Please see the attached illustration noting the chip thickness is zero at the beginning middle and end of the cutter rotation in the cut. The chip is the thickest on the centerline. The average hm is located between the centerline of the cut and the beginning and ending of the cut. So why do we care about the average chip thickness? Remember; what does it take to make a chip; heat and pressure. Where do you want the heat to go; into the chip. This is where average chip thickness hm comes into play. Your average chip thickness must be greater than your edge preparation, t-land or hone or you will turn your milling cutter into a piece of sandpaper. Sandpaper is abrasive machining not metal cutting. Carbide likes to cut, it does not like to rub. Rubbing creates uncontrollable friction and heat that is detrimental to the life of your tool life. This is where fz = hm x (SQRT(D1/ae)) x COS K comes in. This equation looks difficult but it’s not and it makes all the difference between success and failure.
The key to high feed milling is understanding the relationship between the radial engagement ae of the tool and the impact it has on the average chip thickness hm and your programmed feed rate per tooth or flute fz. As the radial engagement of the cutter diameter is reduced your programmed feed rate must be increased to compensate for the radial chip thinning that will occur. By using the formula, you may calculate the programmed feed rate fz required per flute or insert to achieve the desired average chip thickness hm. Most cutting tool manufacturers provide both the fz (feed per tooth) as well as the hm (average chip thickness) values based on the size and shape of the edge preparation for the given tool. Once you have calculated your required feed rate per flute or insert calculating your IPM (inches per minute) table travel is easy. In most cases, your IPM feed rate will be more than four or five times faster than standard feed rates.
The red column in the table illustrates the resulting average chip thickness hm achieved when the radial engagement of the cutter is reduced and the feed per tooth fz is not increased.
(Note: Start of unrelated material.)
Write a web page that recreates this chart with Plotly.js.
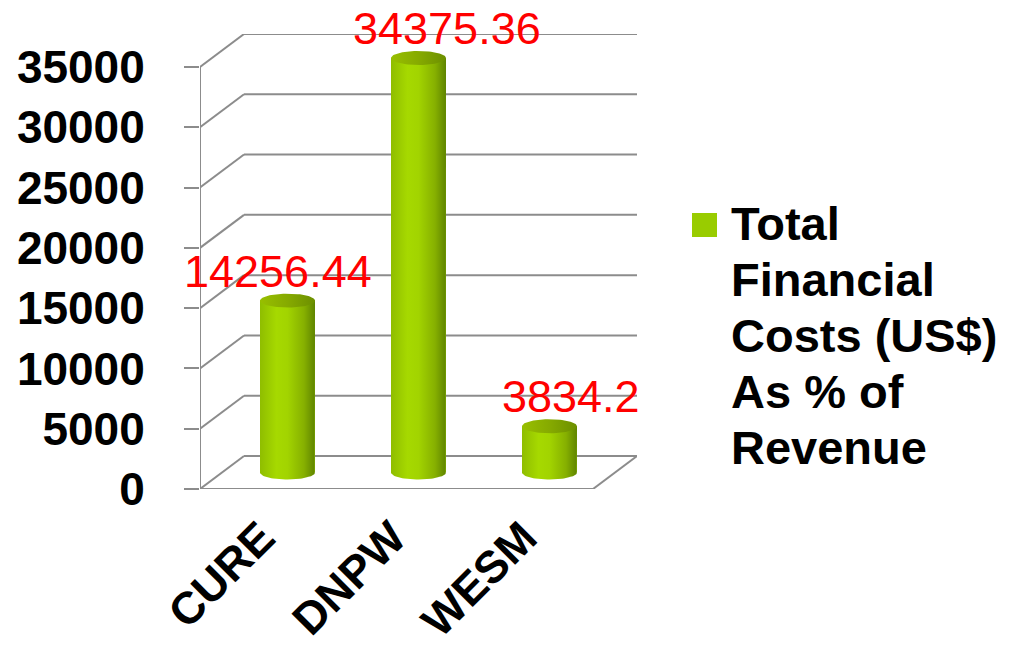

When using between 50% - 100% of the cutter diameter the standard feed rate of .006” fz will produce the .0042 hm required by the edge prep on this tool. As the “Percent of D1 Engagement” falls below 50%; however, the average chip thickness thins out to less than the thickness of paper very quickly. To achieve the .0042” average chip thickness required for this example the feed per tooth/flute must be increased from 50% to 200% as the “Percent of D1 Engagement” is reduced from 40% to 20%. So how does this all relate to High Speed milling?
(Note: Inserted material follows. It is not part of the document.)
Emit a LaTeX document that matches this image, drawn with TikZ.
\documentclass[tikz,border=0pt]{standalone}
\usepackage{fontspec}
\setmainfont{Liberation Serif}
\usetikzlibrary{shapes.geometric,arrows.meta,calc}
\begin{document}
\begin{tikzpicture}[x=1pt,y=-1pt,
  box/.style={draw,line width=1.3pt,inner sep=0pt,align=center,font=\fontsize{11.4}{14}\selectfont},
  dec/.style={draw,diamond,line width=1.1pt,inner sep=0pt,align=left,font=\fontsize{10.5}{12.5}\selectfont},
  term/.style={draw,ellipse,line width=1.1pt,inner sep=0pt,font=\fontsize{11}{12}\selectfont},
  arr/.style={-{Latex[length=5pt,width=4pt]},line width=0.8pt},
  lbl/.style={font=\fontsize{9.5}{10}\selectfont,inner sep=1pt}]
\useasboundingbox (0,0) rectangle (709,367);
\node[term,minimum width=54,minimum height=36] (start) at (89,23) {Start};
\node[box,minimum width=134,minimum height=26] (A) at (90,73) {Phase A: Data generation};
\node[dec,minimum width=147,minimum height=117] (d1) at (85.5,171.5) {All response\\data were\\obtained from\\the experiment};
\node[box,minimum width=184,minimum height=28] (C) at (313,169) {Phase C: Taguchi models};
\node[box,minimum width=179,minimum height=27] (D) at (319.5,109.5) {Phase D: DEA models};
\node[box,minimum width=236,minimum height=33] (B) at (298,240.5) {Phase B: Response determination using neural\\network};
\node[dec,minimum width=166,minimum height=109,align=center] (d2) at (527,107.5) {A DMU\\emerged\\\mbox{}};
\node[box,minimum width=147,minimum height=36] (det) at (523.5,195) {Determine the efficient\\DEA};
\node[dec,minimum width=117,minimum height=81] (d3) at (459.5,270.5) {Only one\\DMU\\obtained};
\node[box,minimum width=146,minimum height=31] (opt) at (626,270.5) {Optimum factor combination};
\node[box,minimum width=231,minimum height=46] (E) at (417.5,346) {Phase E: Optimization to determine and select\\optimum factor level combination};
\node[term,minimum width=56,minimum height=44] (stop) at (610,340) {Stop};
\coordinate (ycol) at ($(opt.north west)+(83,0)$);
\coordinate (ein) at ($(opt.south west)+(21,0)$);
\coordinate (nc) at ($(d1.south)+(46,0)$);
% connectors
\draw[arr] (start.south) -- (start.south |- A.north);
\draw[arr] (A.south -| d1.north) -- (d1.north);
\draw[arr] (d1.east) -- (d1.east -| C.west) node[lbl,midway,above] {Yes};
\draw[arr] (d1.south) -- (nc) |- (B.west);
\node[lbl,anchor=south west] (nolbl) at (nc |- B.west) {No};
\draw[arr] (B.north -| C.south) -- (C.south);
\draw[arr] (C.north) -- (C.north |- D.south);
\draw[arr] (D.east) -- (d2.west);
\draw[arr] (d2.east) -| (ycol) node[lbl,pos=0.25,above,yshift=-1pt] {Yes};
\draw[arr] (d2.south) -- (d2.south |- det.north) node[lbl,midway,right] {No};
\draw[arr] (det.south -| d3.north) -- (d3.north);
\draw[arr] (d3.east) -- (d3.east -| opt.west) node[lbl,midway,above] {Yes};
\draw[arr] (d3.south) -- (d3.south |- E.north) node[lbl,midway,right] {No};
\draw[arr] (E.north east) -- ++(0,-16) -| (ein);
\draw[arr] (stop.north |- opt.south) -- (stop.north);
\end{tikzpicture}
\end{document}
In High feed milling the high feed rate is coupled with high axial depth of cut and specific cutter path strategies to achieve high metal removal rates. The higher axial depth of cut is possible do to the reduced radial forces created by the reduced radial engagement. Typically, axial depths are greater than two-times the diameter and up to six-times diameter can be achieved. The radial forces can be further reduced by using a higher helix angle which drives more of the cutting force into the spindle. Chip evacuation at the higher axial depth of cut is not an issue because the chips are not crowded into the flute as they would be with a higher radial engagement. The ease of chip evacuation also allows the use of tools with more flutes or inserts resulting in even higher feed rate capabilities. Tools with more flutes and inserts typically have a larger core diameters due to small chip gullets or flute spaces which further enhances stiffness, rigidity, and stability.
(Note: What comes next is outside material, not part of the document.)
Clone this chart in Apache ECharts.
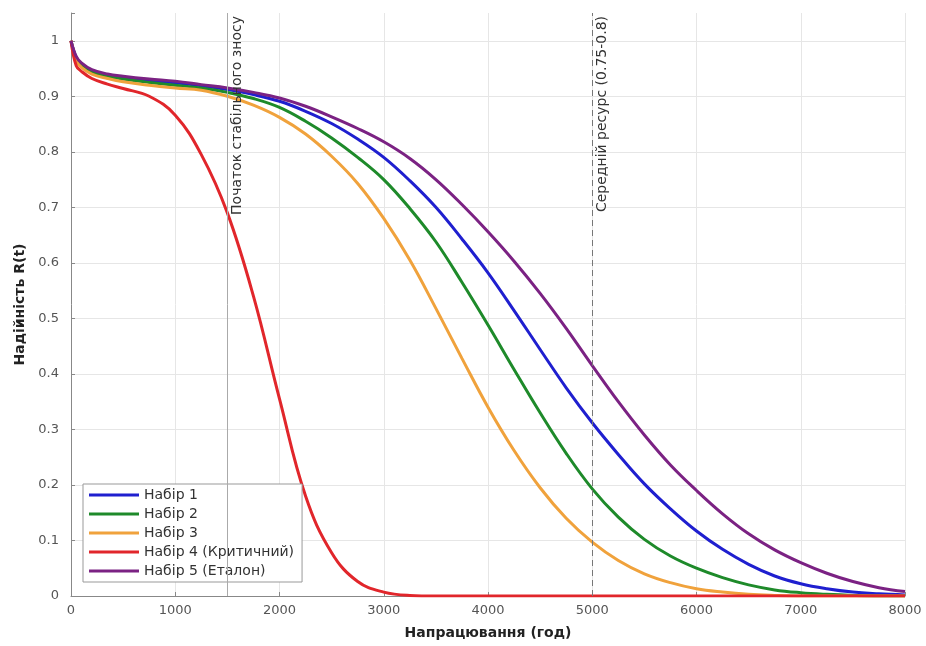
<!DOCTYPE html>
<html>
<head>
    <meta charset="utf-8">
    <title>Надійність R(t)</title>
    <script src="https://cdn.jsdelivr.net/npm/echarts@6/dist/echarts.min.js"></script>
    <style>
        html, body { margin: 0; padding: 0; background: #fff; }
        #chart { width: 926px; height: 646px; }
    </style>
</head>
<body>
<div id="chart"></div>
<script>
    // напрацювання, год
    var hours = [0, 50, 100, 200, 350, 500, 750, 1000, 1250, 1500, 1750, 2000, 2250, 2500, 2750, 3000,
        3250, 3500, 3750, 4000, 4250, 4500, 4750, 5000, 5250, 5500, 5750, 6000, 6250, 6500, 6750, 7000,
        7250, 7500, 7750, 8000];

    var set1 = [1.0, 0.97, 0.958, 0.946, 0.938, 0.933, 0.928, 0.924, 0.919, 0.912, 0.903, 0.891, 0.873, 0.851, 0.823, 0.79,
        0.748, 0.70, 0.643, 0.582, 0.514, 0.444, 0.375, 0.312, 0.255, 0.202, 0.157, 0.117, 0.084, 0.057, 0.036, 0.022,
        0.013, 0.007, 0.004, 0.002];
    var set2 = [1.0, 0.968, 0.955, 0.943, 0.936, 0.931, 0.925, 0.92, 0.915, 0.907, 0.896, 0.88, 0.855, 0.825, 0.79, 0.75,
        0.698, 0.638, 0.565, 0.488, 0.408, 0.33, 0.257, 0.193, 0.142, 0.102, 0.072, 0.05, 0.033, 0.02, 0.011, 0.006,
        0.003, 0.001, 0, 0];
    var set3 = [1.0, 0.965, 0.952, 0.94, 0.932, 0.926, 0.92, 0.915, 0.911, 0.90, 0.884, 0.862, 0.832, 0.792, 0.743, 0.68,
        0.605, 0.518, 0.428, 0.34, 0.262, 0.195, 0.14, 0.097, 0.064, 0.04, 0.024, 0.013, 0.007, 0.003, 0.001, 0,
        0, 0, 0, 0];
    var set4 = [1.0, 0.955, 0.945, 0.932, 0.922, 0.914, 0.9, 0.866, 0.795, 0.69, 0.54, 0.355, 0.18, 0.078, 0.026, 0.007,
        0.001, 0, 0, 0, 0, 0, 0, 0, 0, 0, 0, 0, 0, 0, 0, 0,
        0, 0, 0, 0];
    var set5 = [1.0, 0.972, 0.96, 0.948, 0.94, 0.936, 0.931, 0.927, 0.921, 0.915, 0.907, 0.897, 0.882, 0.863, 0.842, 0.818,
        0.788, 0.75, 0.705, 0.656, 0.603, 0.545, 0.482, 0.415, 0.35, 0.29, 0.236, 0.19, 0.148, 0.112, 0.083, 0.06,
        0.041, 0.026, 0.015, 0.008];

    var names = ['Набір 1', 'Набір 2', 'Набір 3', 'Набір 4 (Критичний)', 'Набір 5 (Еталон)'];
    var colors = ['#1f1fcf', '#1e8a2a', '#f0a23c', '#e1262b', '#7b2283'];
    var values = [set1, set2, set3, set4, set5];

    var font = 'DejaVu Sans, Arial, sans-serif';

    var myChart = echarts.init(document.getElementById('chart'), null, {renderer: 'canvas'});

    var series = values.map(function (vals, i) {
        var s = {
            name: names[i],
            type: 'line',
            smooth: 0.4,
            symbol: 'none',
            lineStyle: {width: 3, color: colors[i]},
            itemStyle: {color: colors[i]},
            data: hours.map(function (h, k) { return [h, vals[k]]; }),
            z: 3
        };
        if (i === 0) {
            s.markLine = {
                silent: true,
                symbol: 'none',
                animation: false,
                label: {
                    show: true,
                    position: 'insideEndBottom',
                    color: '#333',
                    fontSize: 14,
                    fontFamily: font,
                    distance: 3
                },
                data: [
                    {
                        xAxis: 1500,
                        lineStyle: {color: '#aaaaaa', width: 1, type: 'solid'},
                        label: {formatter: 'Початок стабільного зносу'}
                    },
                    {
                        xAxis: 5000,
                        lineStyle: {color: '#777777', width: 1, type: [6, 4]},
                        label: {formatter: 'Середній ресурс (0.75-0.8)'}
                    }
                ]
            };
        }
        return s;
    });

    var option = {
        animation: false,
        textStyle: {fontFamily: font},
        grid: {left: 71, right: 21, top: 13, bottom: 50},
        legend: {
            orient: 'vertical',
            left: 83,
            top: 484,
            data: names,
            icon: 'rect',
            itemWidth: 50,
            itemHeight: 3,
            itemGap: 5,
            padding: [4, 8, 4, 6],
            backgroundColor: '#ffffff',
            borderColor: '#999999',
            borderWidth: 1,
            borderRadius: 0,
            textStyle: {fontSize: 14, color: '#333', fontFamily: font}
        },
        xAxis: {
            type: 'value',
            min: 0,
            max: 8000,
            interval: 1000,
            name: 'Напрацювання (год)',
            nameLocation: 'middle',
            nameGap: 30,
            nameTextStyle: {fontSize: 14, fontWeight: 'bold', color: '#222', fontFamily: font},
            axisLine: {show: true, lineStyle: {color: '#888'}},
            axisTick: {show: true, inside: true, length: 4, lineStyle: {color: '#888'}},
            axisLabel: {
                fontSize: 13, color: '#555', margin: 8,
                formatter: function (v) { return String(v); }
            },
            splitLine: {show: true, lineStyle: {color: '#e6e6e6', width: 1}}
        },
        yAxis: {
            type: 'value',
            min: 0,
            max: 1.05,
            interval: 0.1,
            name: 'Надійність R(t)',
            nameLocation: 'middle',
            nameGap: 35,
            nameTextStyle: {fontSize: 14, fontWeight: 'bold', color: '#222', fontFamily: font},
            axisLine: {show: true, lineStyle: {color: '#888'}},
            axisTick: {show: true, inside: true, length: 4, lineStyle: {color: '#888'}},
            axisLabel: {
                fontSize: 13, color: '#555', margin: 12,
                formatter: function (v) { return v > 1.001 ? '' : String(Math.round(v * 10) / 10); }
            },
            splitLine: {show: true, showMaxLine: false, lineStyle: {color: '#e6e6e6', width: 1}}
        },
        series: series
    };

    myChart.setOption(option);
    window.addEventListener('resize', myChart.resize);
</script>
</body>
</html>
In addition, to the benefits listed above, High Speed milling also reduces the amount of heat transferred into the tool and the part thus enhancing tool life and reducing the possibility of work hardening the part. It is counter intuitive; when you hear high speed, you think high heat. Not true here. In a full slot application, the full diameter of the cutter is engaged in the workpiece or the cutter has a full 180° arc of engagement. This high arc of engagement means the
cutting edge is engaged in the cut a long time thus producing more heat. As the radial or arc of engagement decreases so does the amount of time each cutting edge is in contact with the workpiece, which produces less heat and provides the cutting edge more time to cool between cuts. This reduction in heat has a couple of benefits. It helps prevent work hardening in high carbon and stainless steels and reduces the amount of heat transfer back into the tool when machining refractory metals and superalloys. Bottom line it enhances tool life. With all these positive outcomes, what’s the catch?
There is no real catch; however, there are basic principles that need to be followed. Rigidity of the entire machining mechanism; the machine, spindle, holder, fixture, etc. is s always important. Keeping a constant load on the tool is important and it requires specific tool paths, no sudden, sharp changes in direction. Trochoidal Milling, Dynamic Milling, Volumetric Milling or Slicing are a few of the cutter path strategies supported by most modern CAD/CAM software that support High Speed and Feed machining. In many cases, it takes a combination of more than one strategy to complete the part. Every CAD/CAM supplier has a differing approach on achieving these goals so I have attached a couple of links below to get you started.
In summary, High Speed milling is all about radial chip thinning. You must increase your feed rate to compensate for the chip thinning effect created by the reduced radial engagement of the tool diameter in the workpiece. In most cases, your feed rates are more than four to five times faster than standard feed rates when utilizing more than 40% of the cutter diameter. The radial engagement is usually 20% or less of the cutter diameter. This reduces radial forces, allows for axial depths-of-cut of up to six times the cutter diameter, which produces high metal removal rates. The reduced radial engagement also provides the added benefit of reducing the amount of time the cutting edge is engaged in the material. This reduces heat buildup in tool and part which improves tool life and helps prevent work hardening.
High Speed and High Feed milling are all are great ways to increase your productivity by putting a lot of chip on the floor and parts out the door. It’s all about the chip!